Почему Гюго? Мне нечего искать заступников. К Жорж Санд меня привели Марсель Пруст и Ален, но я не помню такого времени, когда бы меня не восхищал Виктор Гюго. Я еще не знал грамоты, но уже с волнением слушал, как мать читала нам «Бедных людей», в пятнадцать лет я был потрясен, прочитав «Отверженных»; всю жизнь я открывал новые стороны его гения. Как и многие читатели, я лишь постепенно постиг красоту его больших философских поэм. И наконец, я прочел и полюбил последние стихи старого Орфея и нашел в сборниках «Все струны лиры», «Мрачные годы» и «Последний сноп» прежде неведомые мне шедевры.
Почему Гюго? Да потому, что он самый большой французский поэт и необходимо узнать его жизнь, чтобы понять противоречивую натуру этого гениального художника. Как этот осторожный, бережливый человек был вместе с тем щедрым; как этот целомудренный юноша, этот примерный отец семейства стал на склоне лет старым фавном; как этот легитимист превратился в бонапартиста, а затем в патриарха Республики; как этот пацифист лучше всех воспел знамена Ваграма; как этот буржуа предстал в глазах буржуа мятежником, — все это должен объяснить каждый биограф Виктора Гюго. За последние годы прояснился ряд обстоятельств его жизни, было опубликовано много писем и записных книжек; я задумал обобщить разрозненные документы и попытался добиться, чтобы из них возник облик человека.

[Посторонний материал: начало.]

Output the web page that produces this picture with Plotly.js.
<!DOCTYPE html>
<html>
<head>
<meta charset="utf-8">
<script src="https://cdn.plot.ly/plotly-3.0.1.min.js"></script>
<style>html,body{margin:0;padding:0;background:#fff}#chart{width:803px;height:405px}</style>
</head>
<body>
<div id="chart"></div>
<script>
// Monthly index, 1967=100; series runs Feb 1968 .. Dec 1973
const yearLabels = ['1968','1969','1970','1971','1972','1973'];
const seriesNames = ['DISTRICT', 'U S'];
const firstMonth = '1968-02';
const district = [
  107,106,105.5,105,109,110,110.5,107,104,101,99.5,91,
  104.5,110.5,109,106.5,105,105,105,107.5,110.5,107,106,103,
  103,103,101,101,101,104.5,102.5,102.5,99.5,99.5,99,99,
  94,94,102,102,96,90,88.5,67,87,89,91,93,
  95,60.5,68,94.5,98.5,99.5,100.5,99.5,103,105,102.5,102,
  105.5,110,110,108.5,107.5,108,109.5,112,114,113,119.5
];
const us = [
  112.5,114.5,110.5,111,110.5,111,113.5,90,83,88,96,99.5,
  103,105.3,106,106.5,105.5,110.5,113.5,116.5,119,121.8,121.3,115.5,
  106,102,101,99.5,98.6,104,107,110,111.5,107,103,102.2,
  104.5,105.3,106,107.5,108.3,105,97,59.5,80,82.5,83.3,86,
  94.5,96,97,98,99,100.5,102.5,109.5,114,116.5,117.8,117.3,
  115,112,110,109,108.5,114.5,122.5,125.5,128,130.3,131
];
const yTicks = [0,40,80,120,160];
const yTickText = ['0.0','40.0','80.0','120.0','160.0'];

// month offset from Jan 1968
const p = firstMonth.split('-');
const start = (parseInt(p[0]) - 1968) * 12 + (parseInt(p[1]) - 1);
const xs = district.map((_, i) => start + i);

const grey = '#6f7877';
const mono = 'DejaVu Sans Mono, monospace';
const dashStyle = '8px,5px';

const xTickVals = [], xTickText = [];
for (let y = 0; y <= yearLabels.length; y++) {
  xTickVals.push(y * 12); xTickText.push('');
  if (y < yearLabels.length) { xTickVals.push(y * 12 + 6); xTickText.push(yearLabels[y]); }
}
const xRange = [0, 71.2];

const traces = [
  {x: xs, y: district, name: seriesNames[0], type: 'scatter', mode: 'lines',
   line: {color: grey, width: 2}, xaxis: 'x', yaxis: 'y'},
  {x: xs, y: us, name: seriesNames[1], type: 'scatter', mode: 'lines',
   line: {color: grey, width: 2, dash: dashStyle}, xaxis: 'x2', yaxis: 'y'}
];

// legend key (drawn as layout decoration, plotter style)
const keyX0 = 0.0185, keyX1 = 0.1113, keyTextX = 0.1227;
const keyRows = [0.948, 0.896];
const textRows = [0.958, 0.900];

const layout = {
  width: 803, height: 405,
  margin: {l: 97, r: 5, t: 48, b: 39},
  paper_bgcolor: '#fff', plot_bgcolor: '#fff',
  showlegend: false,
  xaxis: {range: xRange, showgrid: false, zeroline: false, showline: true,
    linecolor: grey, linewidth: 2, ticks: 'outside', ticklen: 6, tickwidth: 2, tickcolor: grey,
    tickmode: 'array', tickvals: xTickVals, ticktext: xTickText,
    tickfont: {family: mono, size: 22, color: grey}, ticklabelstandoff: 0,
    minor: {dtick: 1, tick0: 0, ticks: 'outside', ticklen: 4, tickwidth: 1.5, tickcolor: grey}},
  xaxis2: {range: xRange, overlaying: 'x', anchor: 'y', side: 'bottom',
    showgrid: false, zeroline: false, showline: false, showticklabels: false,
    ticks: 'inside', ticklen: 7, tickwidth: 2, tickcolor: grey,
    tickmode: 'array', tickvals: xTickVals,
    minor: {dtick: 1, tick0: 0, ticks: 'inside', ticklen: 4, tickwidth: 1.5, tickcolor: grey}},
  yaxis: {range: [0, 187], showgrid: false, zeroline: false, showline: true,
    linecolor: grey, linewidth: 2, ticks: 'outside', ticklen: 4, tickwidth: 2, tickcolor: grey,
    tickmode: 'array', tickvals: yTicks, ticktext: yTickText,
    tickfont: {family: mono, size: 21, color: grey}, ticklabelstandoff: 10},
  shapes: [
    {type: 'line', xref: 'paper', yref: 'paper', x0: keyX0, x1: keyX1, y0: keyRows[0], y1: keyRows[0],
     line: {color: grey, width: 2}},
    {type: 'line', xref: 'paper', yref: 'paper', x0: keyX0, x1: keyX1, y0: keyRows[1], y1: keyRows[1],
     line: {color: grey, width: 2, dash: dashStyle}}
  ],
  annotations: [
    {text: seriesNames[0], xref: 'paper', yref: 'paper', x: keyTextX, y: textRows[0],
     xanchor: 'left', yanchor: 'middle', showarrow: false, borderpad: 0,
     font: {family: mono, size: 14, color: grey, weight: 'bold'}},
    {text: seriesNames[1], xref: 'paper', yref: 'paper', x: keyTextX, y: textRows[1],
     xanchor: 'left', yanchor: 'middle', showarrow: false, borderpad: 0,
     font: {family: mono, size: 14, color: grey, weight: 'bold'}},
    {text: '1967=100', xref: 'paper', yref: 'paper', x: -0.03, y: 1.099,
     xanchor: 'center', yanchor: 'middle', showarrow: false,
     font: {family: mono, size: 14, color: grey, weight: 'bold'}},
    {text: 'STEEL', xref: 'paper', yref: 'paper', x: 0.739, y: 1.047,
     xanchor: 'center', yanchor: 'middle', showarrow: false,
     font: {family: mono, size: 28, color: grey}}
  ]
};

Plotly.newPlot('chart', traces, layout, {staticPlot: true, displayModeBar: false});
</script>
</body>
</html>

В моей книге содержится множество неизданных текстов (письма Гюго к госпоже Биар, к его снохе Алисе, к его внукам, к графу Сальванди, к полковнику Шарра, письма Адели Гюго к Теофилю Готье и письма к ней Огюста Вакери, выдержки из записных книжек Сент-Бева, письма Эмиля Дешана к Виктору Гюго, Леопольдины Гюго к отцу, Джеймса Прадье к Жюльетте Друэ — и так далее), но привлечение новых материалов не было главной моей целью. Я отказался ввести в свою книгу многие письма, сами по себе интересные, но не прибавляющие ничего существенного. Надо остерегаться, как бы не похоронить своего героя под грудой свидетельств. Я не хотел также отяжелять рассказ исследованиями поэтики Гюго, его религиозных убеждений, истоков его творчества — все это уже сделано другими, и сделано хорошо. Словом, я описывал жизнь Виктора Гюго, не больше и не меньше, стараясь не забывать того, что в жизни поэта творчество занимает столько же места, как и внешние события.

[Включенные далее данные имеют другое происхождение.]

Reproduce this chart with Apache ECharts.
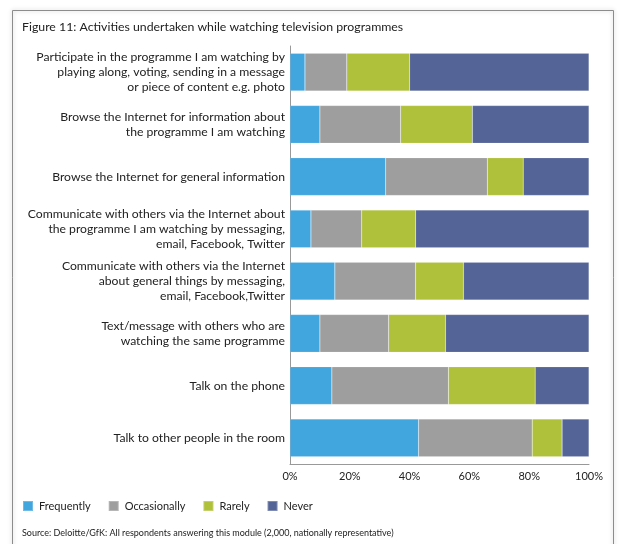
<!DOCTYPE html>
<html>
<head>
<meta charset="utf-8">
<script src="https://cdn.jsdelivr.net/npm/echarts@6/dist/echarts.min.js"></script>
<style>
    html, body { margin: 0; padding: 0; background: #fff; }
    #chart { width: 624px; height: 544px; }
</style>
</head>
<body>
<div id="chart"></div>
<script>
// 活动类别（从上到下）
let activities = [
    'Participate in the programme I am watching by\nplaying along, voting, sending in a message\nor piece of content e.g. photo',
    'Browse the Internet for information about\nthe programme I am watching',
    'Browse the Internet for general information',
    'Communicate with others via the Internet about\nthe programme I am watching by messaging,\nemail, Facebook, Twitter',
    'Communicate with others via the Internet\nabout general things by messaging,\nemail, Facebook,Twitter',
    'Text/message with others who are\nwatching the same programme',
    'Talk on the phone',
    'Talk to other people in the room'
];
let frequently = [5, 10, 32, 7, 15, 10, 14, 43];
let occasionally = [14, 27, 34, 17, 27, 23, 39, 38];
let rarely = [21, 24, 12, 18, 16, 19, 29, 10];
let never = [60, 39, 22, 58, 42, 48, 18, 9];
let tickLabels = ['0%', '20%', '40%', '60%', '80%', '100%'];

let fontName = 'Lato, "Open Sans", sans-serif';

function makeBar(name, data, color) {
    return {
        name: name,
        type: 'bar',
        stack: 'total',
        barCategoryGap: '28%',
        data: data,
        itemStyle: {
            color: color,
            borderColor: 'rgba(255,255,255,0.25)',
            borderWidth: 0.5
        },
        emphasis: {disabled: true}
    };
}

let myChart = echarts.init(document.getElementById('chart'));
let option = {
    animation: false,
    textStyle: {fontFamily: fontName},
    title: {
        text: 'Figure 11: Activities undertaken while watching television programmes',
        left: 17,
        top: 16,
        textStyle: {
            fontFamily: fontName,
            fontSize: 12.3,
            fontWeight: 'normal',
            color: '#222'
        }
    },
    graphic: [
        {
            type: 'rect',
            shape: {x: 12.5, y: 10.5, width: 601, height: 545},
            style: {
                fill: 'none',
                stroke: '#8c8c8c',
                lineWidth: 1,
                shadowBlur: 4,
                shadowColor: 'rgba(0,0,0,0.25)'
            },
            silent: true
        },
        {
            type: 'text',
            left: 22,
            top: 529,
            style: {
                text: 'Source: Deloitte/GfK: All respondents answering this module (2,000, nationally representative)',
                font: '9px ' + fontName,
                fill: '#222'
            }
        }
    ],
    legend: {
        left: 17,
        top: 495,
        itemWidth: 10,
        itemHeight: 10,
        itemGap: 17,
        icon: 'rect',
        textStyle: {
            fontFamily: fontName,
            fontSize: 11,
            color: '#222',
            padding: [0, 0, 0, 1]
        },
        data: ['Frequently', 'Occasionally', 'Rarely', 'Never']
    },
    grid: {
        left: 290,
        right: 35,
        top: 46,
        bottom: 80
    },
    xAxis: {
        type: 'value',
        min: 0,
        max: 100,
        interval: 20,
        axisLine: {show: true, lineStyle: {color: '#999'}},
        axisTick: {show: false},
        splitLine: {show: false},
        axisLabel: {
            margin: 7,
            fontSize: 11,
            color: '#222',
            fontFamily: fontName,
            formatter: function (v) {
                return tickLabels[v / 20];
            }
        }
    },
    yAxis: {
        type: 'category',
        inverse: true,
        data: activities,
        axisLine: {show: true, lineStyle: {color: '#999'}},
        axisTick: {show: false},
        axisLabel: {
            margin: 5,
            fontSize: 12.2,
            lineHeight: 15,
            color: '#222',
            fontFamily: fontName,
            align: 'right'
        }
    },
    series: [
        makeBar('Frequently', frequently, '#41a5de'),
        makeBar('Occasionally', occasionally, '#9e9e9e'),
        makeBar('Rarely', rarely, '#afc03a'),
        makeBar('Never', never, '#546497')
    ]
};
myChart.setOption(option);
</script>
</body>
</html>
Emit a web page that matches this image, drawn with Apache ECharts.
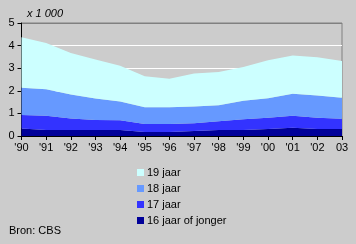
<!DOCTYPE html>
<html><head><meta charset="utf-8">
<script src="https://cdn.jsdelivr.net/npm/echarts@6/dist/echarts.min.js"></script>
<style>html,body{margin:0;padding:0;background:#cccccc;}#c{width:356px;height:244px;}</style>
</head><body><div id="c"></div>
<script>
var years = ["'90","'91","'92","'93","'94","'95","'96","'97","'98","'99","'00","'01","'02","03"];
var age16 = [0.33,0.27,0.27,0.27,0.27,0.18,0.18,0.22,0.27,0.27,0.31,0.37,0.31,0.31];
var age17 = [0.60,0.63,0.50,0.44,0.43,0.35,0.35,0.34,0.38,0.47,0.50,0.53,0.50,0.45];
var age18 = [1.20,1.17,1.07,0.95,0.83,0.74,0.74,0.74,0.71,0.82,0.86,0.97,0.98,0.93];
var age19 = [2.24,2.05,1.83,1.72,1.58,1.37,1.26,1.46,1.47,1.49,1.68,1.69,1.69,1.63];
var yTicks = [0,1,2,3,4,5];

var font = 'Liberation Sans, Arial, sans-serif';
function ser(name, data, color){
  return {name:name,type:'line',stack:'t',data:data,symbol:'none',
    lineStyle:{width:0},areaStyle:{color:color,opacity:1},itemStyle:{color:color}};
}
var chart = echarts.init(document.getElementById('c'));
chart.setOption({
  backgroundColor:'#cccccc',
  animation:false,
  textStyle:{fontFamily:font},
  title:[
    {text:'x 1 000',left:22,top:3,textStyle:{fontSize:11,fontStyle:'italic',fontWeight:'normal',color:'#000',fontFamily:font}},
    {text:'Bron: CBS',left:4,top:220,textStyle:{fontSize:11,fontWeight:'normal',color:'#000',fontFamily:font}}
  ],
  grid:{left:21.5,right:14,top:23,bottom:108,show:true,borderColor:'#808080',borderWidth:1,backgroundColor:'transparent'},
  legend:{orient:'vertical',left:132,top:162,itemWidth:7,itemHeight:7,itemGap:5,icon:'rect',
    data:['19 jaar','18 jaar','17 jaar','16 jaar of jonger'],
    textStyle:{fontSize:11,color:'#000',fontFamily:font,padding:[0,0,0,-2]}},
  xAxis:{type:'category',data:years,boundaryGap:false,
    axisLine:{lineStyle:{color:'#000'}},
    axisTick:{show:true,length:4,lineStyle:{color:'#000'}},
    axisLabel:{color:'#000',fontSize:11,margin:6,fontFamily:font,interval:0},
    splitLine:{show:false}},
  yAxis:{type:'value',min:0,max:5,interval:1,
    axisLine:{show:true,lineStyle:{color:'#000'}},
    axisTick:{show:true,length:4,lineStyle:{color:'#000'}},
    axisLabel:{color:'#000',fontSize:11,margin:7,fontFamily:font,
      formatter:function(v){return yTicks.indexOf(v)>=0?String(v):'';}},
    splitLine:{show:true,lineStyle:{color:['#ffffff','#ffffff','#ffffff','#ffffff','#ffffff','#808080'],width:1}}},
  series:[
    ser('16 jaar of jonger',age16,'#000099'),
    ser('17 jaar',age17,'#3333ff'),
    ser('18 jaar',age18,'#6699ff'),
    ser('19 jaar',age19,'#ccffff')
  ]
});
</script></body></html>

Я многим обязан исследованиям и комментариям тех людей, которые сейчас лучше всех знают Виктора Гюго, — Раймону Эшолье, Анри Гиймену, Дени Сора. Когда я собирал материалы в Доме Виктора Гюго, хранитель музея Жан Сержан и его помощница Мадлен Дюбуа руководили моими поисками в их великолепных коллекциях; в каталогах их выставок я почерпнул новые и очень полезные сведения. Мои друзья в Национальной библиотеке — Жюльен Кэн, Жан Порше, Жак Сюффель. Марсель Тома, Жан Прине — предоставили в мое распоряжение рукописи, записные книжки и бумаги Виктора Гюго. Жан Помье любезно разрешил мне опубликовать отрывки из посмертной статьи Сент-Бева, находящейся в собрании Шпельбера де Лованжуля, а Марсель Бутерон разрешил мне воспользоваться материалами из пятого (еще не изданного) тома писем Бальзака к Чужестранке.

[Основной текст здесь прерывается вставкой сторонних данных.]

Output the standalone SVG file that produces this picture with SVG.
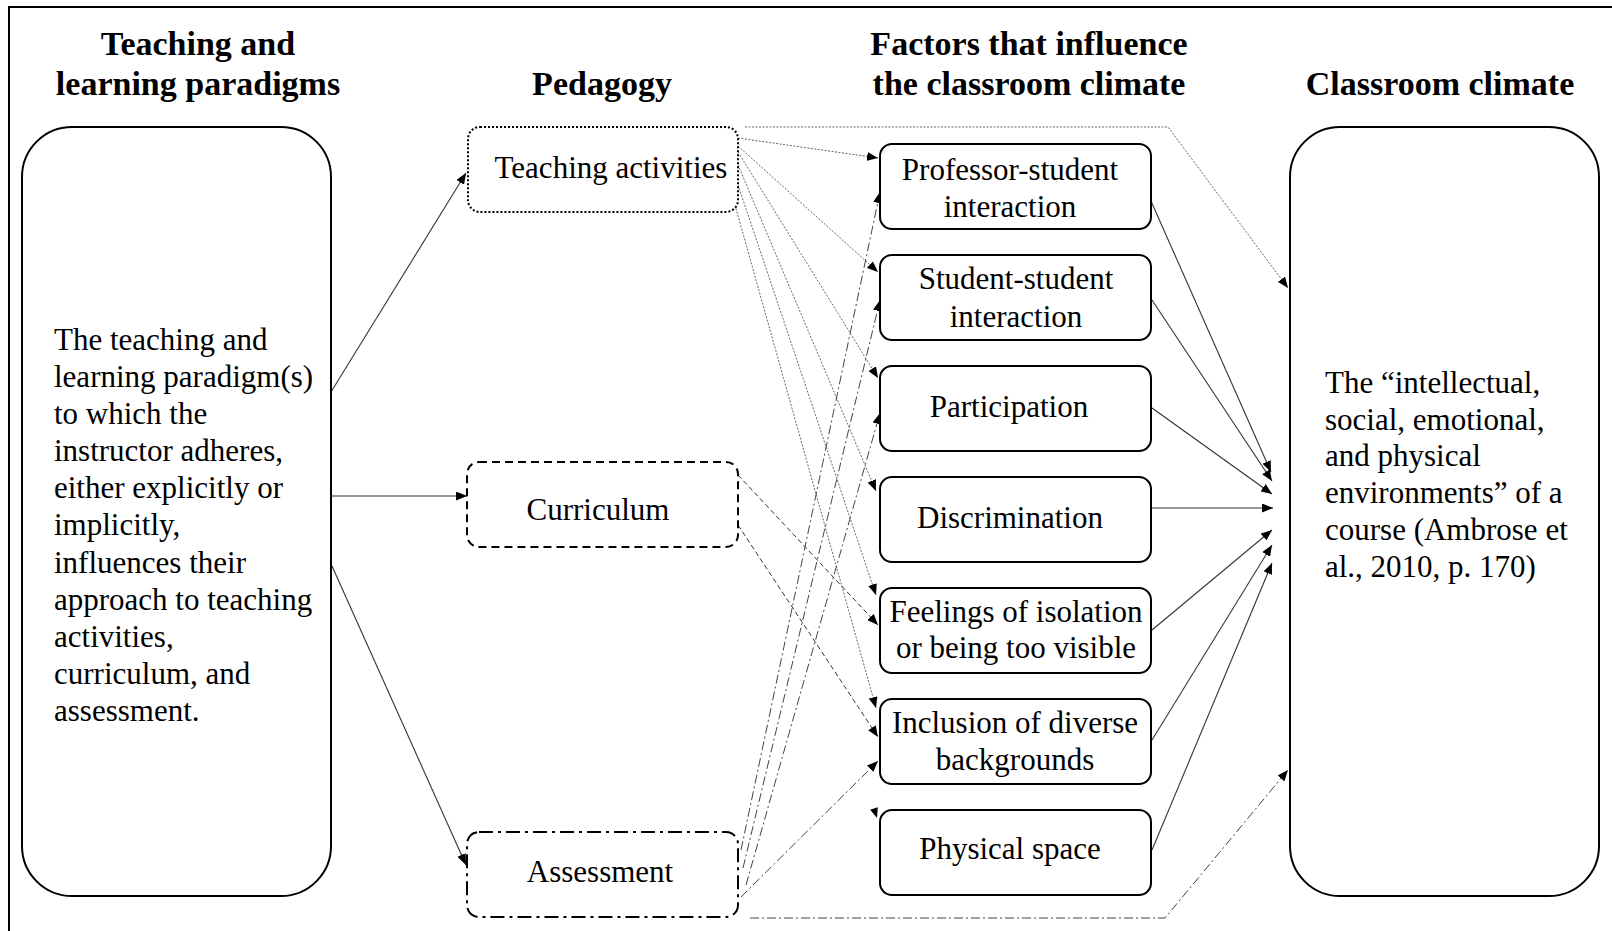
<svg xmlns="http://www.w3.org/2000/svg" width="1612" height="931" viewBox="0 0 1612 931">
  <style>
    .hdr { font-family: "Liberation Serif", "Times New Roman", serif; font-weight: bold; font-size: 34px; fill: #000; text-anchor: middle; }
    .txt { font-family: "Liberation Serif", "Times New Roman", serif; font-size: 31px; fill: #000; }
    .mid { text-anchor: middle; }
    .big { fill: #fff; stroke: #000; stroke-width: 2; }
    .factor { fill: #fff; stroke: #000; stroke-width: 2; }
    .ped-dot { fill: #fff; stroke: #000; stroke-width: 2; stroke-dasharray: 2 2; }
    .ped-dash { fill: #fff; stroke: #000; stroke-width: 2; stroke-dasharray: 8 5; }
    .ped-dashdot { fill: #fff; stroke: #000; stroke-width: 2; stroke-dasharray: 14 5 3 5; }
    .c-solid { fill: none; stroke: #333; stroke-width: 1.1; marker-end: url(#arrow); }
    .c-dot { fill: none; stroke: #666; stroke-width: 1; stroke-dasharray: 2 1.5; marker-end: url(#arrow); }
    .c-dash { fill: none; stroke: #333; stroke-width: 1; stroke-dasharray: 5 3; marker-end: url(#arrow); }
    .c-dashdot { fill: none; stroke: #444; stroke-width: 1; stroke-dasharray: 9 3 2 3; marker-end: url(#arrow); }
  </style>
  <defs>
    <marker id="arrow" markerUnits="userSpaceOnUse" markerWidth="11" markerHeight="9" refX="11" refY="4.5" orient="auto">
      <path d="M0,0 L11,4.5 L0,9 z" fill="#000"/>
    </marker>
  </defs>

  <rect width="1612" height="931" fill="#fff"/>
  <!-- outer frame -->
  <rect x="9" y="7" width="1610" height="935" fill="none" stroke="#000" stroke-width="2"/>

  <!-- column headings -->
  <g id="headings">
    <text class="hdr" x="198" y="55">Teaching and</text>
    <text class="hdr" x="198" y="95">learning paradigms</text>
    <text class="hdr" x="602" y="95">Pedagogy</text>
    <text class="hdr" x="1029" y="55">Factors that influence</text>
    <text class="hdr" x="1029" y="95">the classroom climate</text>
    <text class="hdr" x="1440" y="95">Classroom climate</text>
  </g>

  <!-- connectors -->
  <g id="connectors">
    <!-- paradigm to pedagogy -->
    <path class="c-solid" d="M331,392 L466,173"/>
    <path class="c-solid" d="M329,496 L467,496"/>
    <path class="c-solid" d="M332,566 L466,865"/>

    <!-- teaching activities to factors -->
    <path class="c-dot" d="M738,138 L878,158"/>
    <path class="c-dot" d="M738,146 L878,272"/>
    <path class="c-dot" d="M738,152 L878,378"/>
    <path class="c-dot" d="M738,165 L876,491"/>
    <path class="c-dot" d="M738,185 L876,595"/>
    <path class="c-dot" d="M735,205 L876,708"/>
    <path class="c-dot" d="M745,127 L1168,127 L1288,288"/>
    <polygon points="877,818 877.8,807.3 870.2,809.7" fill="#000"/>

    <!-- curriculum to factors -->
    <path class="c-dash" d="M738,475 L878,625"/>
    <path class="c-dash" d="M738,525 L878,737"/>

    <!-- assessment to factors -->
    <path class="c-dashdot" d="M741,850 L880,192"/>
    <path class="c-dashdot" d="M743,868 L880,300"/>
    <path class="c-dashdot" d="M746,885 L880,413"/>
    <path class="c-dashdot" d="M741,897 L878,761"/>
    <path class="c-dashdot" d="M750,918 L1165,918 L1288,770"/>

    <!-- factors to classroom climate -->
    <path class="c-solid" d="M1147,192 L1271,472"/>
    <path class="c-solid" d="M1152,300 L1272,481"/>
    <path class="c-solid" d="M1152,408 L1272,494"/>
    <path class="c-solid" d="M1152,508 L1273,508"/>
    <path class="c-solid" d="M1152,630 L1272,530"/>
    <path class="c-solid" d="M1152,740 L1272,545"/>
    <path class="c-solid" d="M1152,850 L1272,563"/>
  </g>

  <!-- paradigm box -->
  <g id="paradigm">
    <rect class="big" x="22" y="127" width="309" height="769" rx="50" ry="50"/>
    <text class="txt" x="54">
      <tspan x="54" y="350">The teaching and</tspan>
      <tspan x="54" y="387">learning paradigm(s)</tspan>
      <tspan x="54" y="424">to which the</tspan>
      <tspan x="54" y="461">instructor adheres,</tspan>
      <tspan x="54" y="498">either explicitly or</tspan>
      <tspan x="54" y="535">implicitly,</tspan>
      <tspan x="54" y="573">influences their</tspan>
      <tspan x="54" y="610">approach to teaching</tspan>
      <tspan x="54" y="647">activities,</tspan>
      <tspan x="54" y="684">curriculum, and</tspan>
      <tspan x="54" y="721">assessment.</tspan>
    </text>
  </g>

  <!-- pedagogy boxes -->
  <g id="teaching-activities">
    <rect class="ped-dot" x="468" y="127" width="270" height="85" rx="12" ry="12"/>
    <text class="txt mid" x="611" y="178">Teaching activities</text>
  </g>
  <g id="curriculum">
    <rect class="ped-dash" x="467" y="462" width="271" height="85" rx="12" ry="12"/>
    <text class="txt mid" x="598" y="520">Curriculum</text>
  </g>
  <g id="assessment">
    <rect class="ped-dashdot" x="467" y="832" width="271" height="85" rx="12" ry="12"/>
    <text class="txt mid" x="600" y="882">Assessment</text>
  </g>

  <!-- factor boxes -->
  <g id="professor-student">
    <rect class="factor" x="880" y="144" width="271" height="85" rx="12" ry="12"/>
    <text class="txt mid" x="1010" y="180">Professor-student</text>
    <text class="txt mid" x="1010" y="217">interaction</text>
  </g>
  <g id="student-student">
    <rect class="factor" x="880" y="255" width="271" height="85" rx="12" ry="12"/>
    <text class="txt mid" x="1016" y="289">Student-student</text>
    <text class="txt mid" x="1016" y="327">interaction</text>
  </g>
  <g id="participation">
    <rect class="factor" x="880" y="366" width="271" height="85" rx="12" ry="12"/>
    <text class="txt mid" x="1009" y="417">Participation</text>
  </g>
  <g id="discrimination">
    <rect class="factor" x="880" y="477" width="271" height="85" rx="12" ry="12"/>
    <text class="txt mid" x="1010" y="528">Discrimination</text>
  </g>
  <g id="isolation">
    <rect class="factor" x="880" y="588" width="271" height="85" rx="12" ry="12"/>
    <text class="txt mid" x="1016" y="622">Feelings of isolation</text>
    <text class="txt mid" x="1016" y="658">or being too visible</text>
  </g>
  <g id="inclusion">
    <rect class="factor" x="880" y="699" width="271" height="85" rx="12" ry="12"/>
    <text class="txt mid" x="1015" y="733">Inclusion of diverse</text>
    <text class="txt mid" x="1015" y="770">backgrounds</text>
  </g>
  <g id="physical-space">
    <rect class="factor" x="880" y="810" width="271" height="85" rx="12" ry="12"/>
    <text class="txt mid" x="1010" y="859">Physical space</text>
  </g>

  <!-- classroom climate box -->
  <g id="classroom-climate">
    <rect class="big" x="1290" y="127" width="309" height="769" rx="50" ry="50"/>
    <text class="txt">
      <tspan x="1325" y="393">The “intellectual,</tspan>
      <tspan x="1325" y="430">social, emotional,</tspan>
      <tspan x="1325" y="466">and physical</tspan>
      <tspan x="1325" y="503">environments” of a</tspan>
      <tspan x="1325" y="540">course (Ambrose et</tspan>
      <tspan x="1325" y="577">al., 2010, p. 170)</tspan>
    </text>
  </g>
</svg>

Щедро снабдили меня документацией госпожа Андре Гаво (урожденная Лефевр-Вакери), госпожа Люсьенна Дельфорж и господа Жорж Блезо, Альфред Дюпон, Жан Монтаржи, Филипп Эриа, Франсис Амбриер, Габриель Фор, Пьер де Лакретель, чья мать была подругой Алисы Гюго-Локруа, охотно рассказал мне то, что он знал о среде, в которой Виктор Гюго провел последние годы своей жизни. Наконец, моя жена, с обычной своей добросовестностью, собрала для меня драгоценную переписку. Без нее мне бы не справиться с задуманной мною работой, самой обширной и самой трудной из всех, какие я предпринимал до сих пор. Что касается меня, то я приложил все усилия к тому, чтобы, не погрешив ни против благоговейного своего отношения к великому поэту, ни против правды, последовательно рассказать все то, что при нынешнем состоянии исследований известно о его жизни.